El fin del peleador nacido en la calle
Los nuevos tiempos trajeron peleadores formados desde niños en academias de élite. Hijos de campeones, de linajes que ya conquistaron el deporte. Hoy los “prospectos” no se descubren en un gimnasio de barrio, se crían en instalaciones privadas, con rutinas diseñadas desde la infancia para moldear atletas perfectos.
Ya no hay historias de supervivencia ni hambre por salir del gueto. El sacrificio cambió de forma: ya no es pelear por la vida, sino por la beca o el contrato. La crudeza se cambió por la corrección técnica, y el corazón de guerrero por un plan de carrera.

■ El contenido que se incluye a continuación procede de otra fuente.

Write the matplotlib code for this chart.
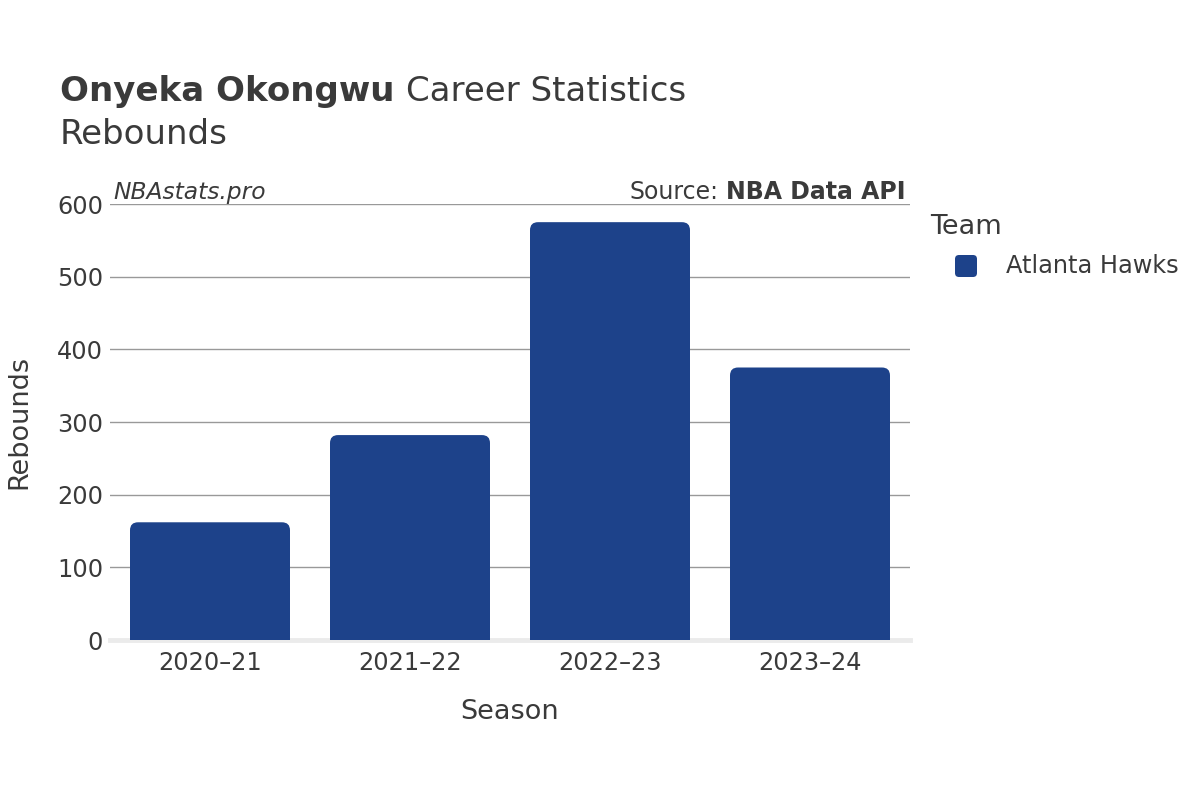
import matplotlib.pyplot as plt
from matplotlib.patches import FancyBboxPatch
from matplotlib.transforms import IdentityTransform

# Data
seasons = ["2020–21", "2021–22", "2022–23", "2023–24"]
rebounds = [162, 282, 575, 375]
team = "Atlanta Hawks"
bar_color = "#1d428a"
text_color = "#3a3a3a"

plt.rcParams['font.family'] = ['DejaVu Sans']

W, H = 1200, 800
fig = plt.figure(figsize=(12, 8), dpi=100)
ax = fig.add_axes([110 / W, 1 - 640 / H, 800 / W, 436 / H])

bars = ax.bar(range(len(seasons)), rebounds, width=0.8, color=bar_color, zorder=3)

# swap plain bars for ones with rounded top corners
rx, ry = 0.04, 11
for b in bars:
    x, w, h = b.get_x(), b.get_width(), b.get_height()
    b.set_visible(False)
    ax.add_patch(FancyBboxPatch((x, -ry), w, h + ry,
                                boxstyle=f"round,pad=0,rounding_size={rx}",
                                mutation_aspect=ry / rx,
                                facecolor=bar_color, edgecolor="none", zorder=3))

ax.set_xlim(-0.5, len(seasons) - 0.5)
ax.set_ylim(0, 600)
ax.set_yticks(range(0, 601, 100))
ax.set_xticks(range(len(seasons)))
ax.set_xticklabels(seasons)
ax.tick_params(axis='both', length=0, labelsize=17.3, labelcolor=text_color)
ax.tick_params(axis='x', pad=8)
ax.tick_params(axis='y', pad=5)
for s in ax.spines.values():
    s.set_visible(False)
ax.grid(axis='y', color='#999999', lw=1, zorder=0)
ax.axhline(0, color='#ebebeb', lw=3.5, zorder=2, clip_on=False)

ax.set_xlabel("Season", fontsize=19.5, color=text_color, labelpad=17)
ax.set_ylabel("Rebounds", fontsize=19.5, color=text_color, labelpad=18)

# titles
t1 = fig.text(60 / W, 1 - 101 / H, "Onyeka Okongwu", fontsize=24.5, fontweight='bold',
              color=text_color, va='baseline')
fig.canvas.draw()
bb = t1.get_window_extent()
fig.text((bb.x1 + 11) / W, 1 - 101 / H, "Career Statistics", fontsize=24.5,
         color=text_color, va='baseline')
fig.text(60 / W, 1 - 144 / H, "Rebounds", fontsize=24.5, color=text_color, va='baseline')

# watermark / source
ax.text(0.004, 1.0, "NBAstats.pro", transform=ax.transAxes, fontsize=16.8,
        style='italic', color=text_color, va='bottom', ha='left')
src = ax.text(0.995, 1.0, "NBA Data API", transform=ax.transAxes, fontsize=17,
              fontweight='bold', color=text_color, va='bottom', ha='right')
fig.canvas.draw()
sb = src.get_window_extent()
fig.text((sb.x0 - 8) / W, sb.y0 / H, "Source:", fontsize=17, color=text_color,
         va='bottom', ha='right')

# legend, drawn by hand to match the indented swatch
fig.text(930 / W, 1 - 227 / H, "Team", fontsize=19.5, color=text_color, va='center', ha='left')
fig.patches.append(FancyBboxPatch((955, H - 277), 22, 22,
                                  boxstyle="round,pad=0,rounding_size=4",
                                  facecolor=bar_color, edgecolor="none",
                                  transform=IdentityTransform(), figure=fig))
fig.text(1006 / W, 1 - 266 / H, team, fontsize=17.3, color=text_color, va='center', ha='left')

fig.savefig("out.png", dpi=100, facecolor='white')
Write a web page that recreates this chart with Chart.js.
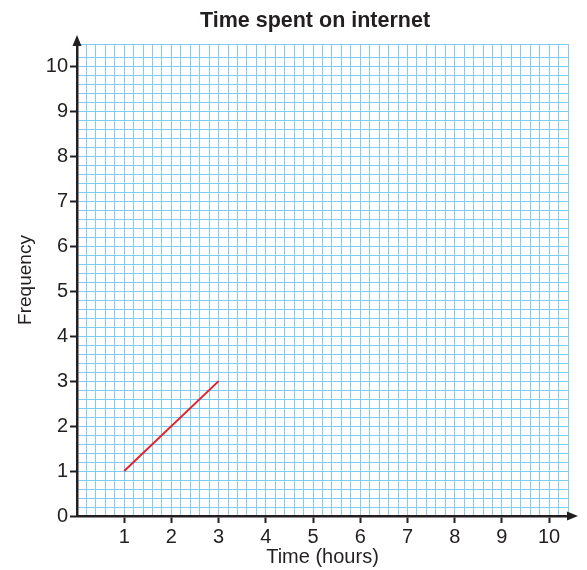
<!DOCTYPE html>
<html>
<head>
<meta charset="utf-8">
<script src="https://cdn.jsdelivr.net/npm/chart.js@4"></script>
<style>
    html, body { margin: 0; padding: 0; background: #fff; }
</style>
</head>
<body>
<canvas id="chart" width="587" height="570"></canvas>
<script>
const timeHours = [1, 3]
const frequency = [1, 3]
const chartTitle = 'Time spent on internet'
const xTitle = 'Time (hours)'
const yTitle = 'Frequency'
const xMax = 10.4
const yMax = 10.5
const gridStep = 0.2

const ink = '#231f20'
const gridBlue = '#7fcdf0'
const fontFamily = "'Liberation Sans', Arial, Helvetica, sans-serif"

const isWhole = v => Math.abs(v - Math.round(v)) < 1e-6

// title sits a little left of the plot centre, so it is drawn here
const titleText = {
    id: 'titleText',
    afterDraw(chart) {
        const { ctx } = chart
        ctx.save()
        ctx.fillStyle = ink
        ctx.font = `bold 21.5px ${fontFamily}`
        ctx.textAlign = 'center'
        ctx.textBaseline = 'middle'
        ctx.fillText(chartTitle, 315, 21)
        ctx.restore()
    }
}

// axes with arrow heads, drawn past the chart area
const arrows = {
    id: 'arrows',
    afterDraw(chart) {
        const { ctx, chartArea, scales } = chart
        const x0 = scales.x.getPixelForValue(0)
        const y0 = scales.y.getPixelForValue(0)
        ctx.save()
        ctx.strokeStyle = ink
        ctx.fillStyle = ink
        ctx.lineWidth = 2.5
        ctx.beginPath()
        ctx.moveTo(x0, chartArea.top)
        ctx.lineTo(x0, chartArea.top - 4)
        ctx.moveTo(chartArea.right, y0)
        ctx.lineTo(chartArea.right + 4, y0)
        ctx.stroke()
        ctx.beginPath()
        ctx.moveTo(x0, chartArea.top - 9)
        ctx.lineTo(x0 - 4.5, chartArea.top + 2)
        ctx.lineTo(x0 + 4.5, chartArea.top + 2)
        ctx.closePath()
        ctx.fill()
        ctx.beginPath()
        ctx.moveTo(chartArea.right + 10, y0)
        ctx.lineTo(chartArea.right - 1, y0 - 4.5)
        ctx.lineTo(chartArea.right - 1, y0 + 4.5)
        ctx.closePath()
        ctx.fill()
        ctx.restore()
    }
}

new Chart(document.getElementById('chart'), {
    type: 'line',
    data: {
        datasets: [
            {
                label: 'frequency',
                data: timeHours.map((t, i) => ({ x: t, y: frequency[i] })),
                borderColor: '#e2222a',
                borderWidth: 2,
                pointRadius: 0,
                tension: 0
            }
        ]
    },
    options: {
        responsive: false,
        animation: false,
        layout: { padding: { left: 0, right: 19, top: 44, bottom: 0 } },
        plugins: {
            legend: { display: false },
            tooltip: { enabled: false },
            title: { display: false }
        },
        scales: {
            x: {
                type: 'linear',
                min: 0,
                max: xMax,
                afterFit: s => { s.height = 54 },
                ticks: {
                    stepSize: gridStep,
                    maxTicksLimit: 200,
                    autoSkip: false,
                    maxRotation: 0,
                    padding: 2,
                    color: ink,
                    font: { family: fontFamily, size: 20 },
                    callback: v => (isWhole(v) && Math.round(v) > 0 ? String(Math.round(v)) : '')
                },
                grid: {
                    color: gridBlue,
                    lineWidth: 1,
                    drawTicks: true,
                    tickLength: 7,
                    tickWidth: 2,
                    tickColor: c => (c.tick && isWhole(c.tick.value) && c.tick.value > 0 ? ink : 'rgba(0,0,0,0)')
                },
                border: { display: true, color: ink, width: 2.5 },
                title: {
                    display: true,
                    text: xTitle,
                    color: ink,
                    font: { family: fontFamily, size: 20 },
                    padding: { top: 0, bottom: 1 }
                }
            },
            y: {
                type: 'linear',
                min: 0,
                max: yMax,
                afterFit: s => { s.width = 77 },
                ticks: {
                    stepSize: gridStep,
                    maxTicksLimit: 200,
                    autoSkip: false,
                    padding: 2,
                    color: ink,
                    font: { family: fontFamily, size: 20 },
                    callback: v => (isWhole(v) ? String(Math.round(v)) : '')
                },
                grid: {
                    color: gridBlue,
                    lineWidth: 1,
                    drawTicks: true,
                    tickLength: 7,
                    tickWidth: 2,
                    tickColor: c => (c.tick && isWhole(c.tick.value) ? ink : 'rgba(0,0,0,0)')
                },
                border: { display: true, color: ink, width: 2.5 },
                title: {
                    display: true,
                    text: yTitle,
                    color: ink,
                    font: { family: fontFamily, size: 19 },
                    padding: { top: 14, bottom: 0 }
                }
            }
        }
    },
    plugins: [arrows, titleText]
})
</script>
</body>
</html>
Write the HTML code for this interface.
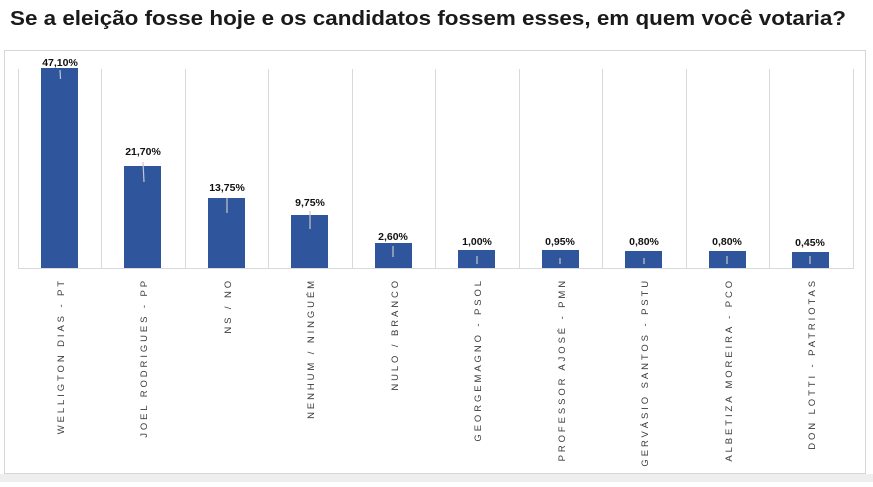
<!DOCTYPE html>
<html><head><meta charset="utf-8"><style>
body{margin:0;width:873px;height:482px;background:#fff;overflow:hidden;font-family:"Liberation Sans",sans-serif;}
</style></head><body>
<svg width="873" height="482" xmlns="http://www.w3.org/2000/svg">
<rect x="0" y="0" width="873" height="482" fill="#fff"/>
<rect x="0" y="474" width="873" height="8" fill="#eeeeee"/>
<text x="10" y="25" font-family="Liberation Sans, sans-serif" font-weight="bold" font-size="20" fill="#1a1a1a" textLength="836" lengthAdjust="spacingAndGlyphs">Se a eleição fosse hoje e os candidatos fossem esses, em quem você votaria?</text>
<rect x="4.5" y="50.5" width="861" height="423" fill="#fff" stroke="#d6d6d6"/>
<g stroke="#d9d9d9" stroke-width="1">
<line x1="18.5" y1="69" x2="18.5" y2="268"/><line x1="101.5" y1="69" x2="101.5" y2="268"/><line x1="185.5" y1="69" x2="185.5" y2="268"/><line x1="268.5" y1="69" x2="268.5" y2="268"/><line x1="352.5" y1="69" x2="352.5" y2="268"/><line x1="435.5" y1="69" x2="435.5" y2="268"/><line x1="519.5" y1="69" x2="519.5" y2="268"/><line x1="602.5" y1="69" x2="602.5" y2="268"/><line x1="686.5" y1="69" x2="686.5" y2="268"/><line x1="769.5" y1="69" x2="769.5" y2="268"/><line x1="853.5" y1="69" x2="853.5" y2="268"/>
<line x1="18" y1="268.5" x2="854" y2="268.5"/>
</g>
<g fill="#2f559d">
<rect x="41" y="68" width="37" height="200"/>
<rect x="124" y="166" width="37" height="102"/>
<rect x="208" y="198" width="37" height="70"/>
<rect x="291" y="215" width="37" height="53"/>
<rect x="375" y="243" width="37" height="25"/>
<rect x="458" y="250" width="37" height="18"/>
<rect x="542" y="250" width="37" height="18"/>
<rect x="625" y="251" width="37" height="17"/>
<rect x="709" y="251" width="37" height="17"/>
<rect x="792" y="252" width="37" height="16"/>
</g>
<g stroke="#c8c8c8" stroke-width="1.2">
<line x1="60" y1="70" x2="60.5" y2="79"/><line x1="143" y1="162" x2="144" y2="182"/><line x1="227" y1="198" x2="227" y2="213"/><line x1="310" y1="211" x2="310" y2="229"/><line x1="393" y1="246" x2="393" y2="257"/>
<line x1="477" y1="256" x2="477" y2="264"/><line x1="560" y1="258" x2="560" y2="264"/><line x1="644" y1="258" x2="644" y2="264"/><line x1="727" y1="256" x2="727" y2="264"/><line x1="810" y1="256" x2="810" y2="264"/>
</g>
<g font-family="Liberation Sans, sans-serif" font-size="10.5" fill="#111" text-anchor="middle" font-weight="bold">
<text x="60" y="66">47,10%</text><text x="143" y="155">21,70%</text><text x="227" y="191">13,75%</text><text x="310" y="206">9,75%</text><text x="393" y="240">2,60%</text><text x="477" y="245">1,00%</text><text x="560" y="245">0,95%</text><text x="644" y="245">0,80%</text><text x="727" y="245">0,80%</text><text x="810" y="246">0,45%</text>
</g>
<g font-family="Liberation Sans, sans-serif" font-size="9.5" fill="#3a3a3a" text-anchor="end" letter-spacing="2.9">
<text transform="translate(64,278) rotate(-90)">WELLIGTON DIAS - PT</text>
<text transform="translate(147,278) rotate(-90)">JOEL RODRIGUES - PP</text>
<text transform="translate(231,278) rotate(-90)">NS / NO</text>
<text transform="translate(314,278) rotate(-90)">NENHUM / NINGUÉM</text>
<text transform="translate(398,278) rotate(-90)">NULO / BRANCO</text>
<text transform="translate(481,278) rotate(-90)">GEORGEMAGNO - PSOL</text>
<text transform="translate(565,278) rotate(-90)">PROFESSOR AJOSÉ - PMN</text>
<text transform="translate(648,278) rotate(-90)">GERVÁSIO SANTOS - PSTU</text>
<text transform="translate(732,278) rotate(-90)">ALBETIZA MOREIRA - PCO</text>
<text transform="translate(815,278) rotate(-90)">DON LOTTI - PATRIOTAS</text>
</g>
</svg>
</body></html>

El estilo se unificó: todos pelean igual
El combate moderno se volvió un sistema. Los estilos se mezclaron hasta borrar las diferencias. Todos saben boxear, derribar, controlar. Pero pocos saben arriesgar.
Las academias producen peleadores casi idénticos: fuertes, disciplinados, pero previsibles. Y los que se atreven a romper el molde —a buscar el nocaut, a lanzarse por la sumisión— son asfixiados por estrategias seguras, métodos fríos y probados que eliminan la sorpresa.
Ya no hay duelos de estilos. Ya no hay guerras. Solo puntos, control y estadísticas.

El nuevo ADN del combate
El guerrero de antes se forjaba en la calle, en la adversidad, en el caos. El de ahora nace en un tatami limpio, con un programa de entrenamiento y un nutricionista de planta.
La evolución trajo perfección, pero mató el alma.
No es falta de talento, ni de pasión, sino de contexto. Los peleadores de hoy no luchan contra el hambre, luchan contra algoritmos de rendimiento. El combate ya no es supervivencia, es estrategia.

Entre la disciplina y el instinto
Nadie les quita mérito: son atletas completos, ejemplos de dedicación. Pero en esa búsqueda de perfección, se perdió la locura que hacía inolvidables las guerras de antaño.
El fuego interno, la rebeldía, el deseo de destruir y sobrevivir… se cambió por tácticas, puntos y decisiones unánimes.
Los gladiadores se extinguieron, y en su lugar quedan ingenieros del combate.
Y aunque el nivel nunca fue tan alto, la emoción nunca fue tan baja.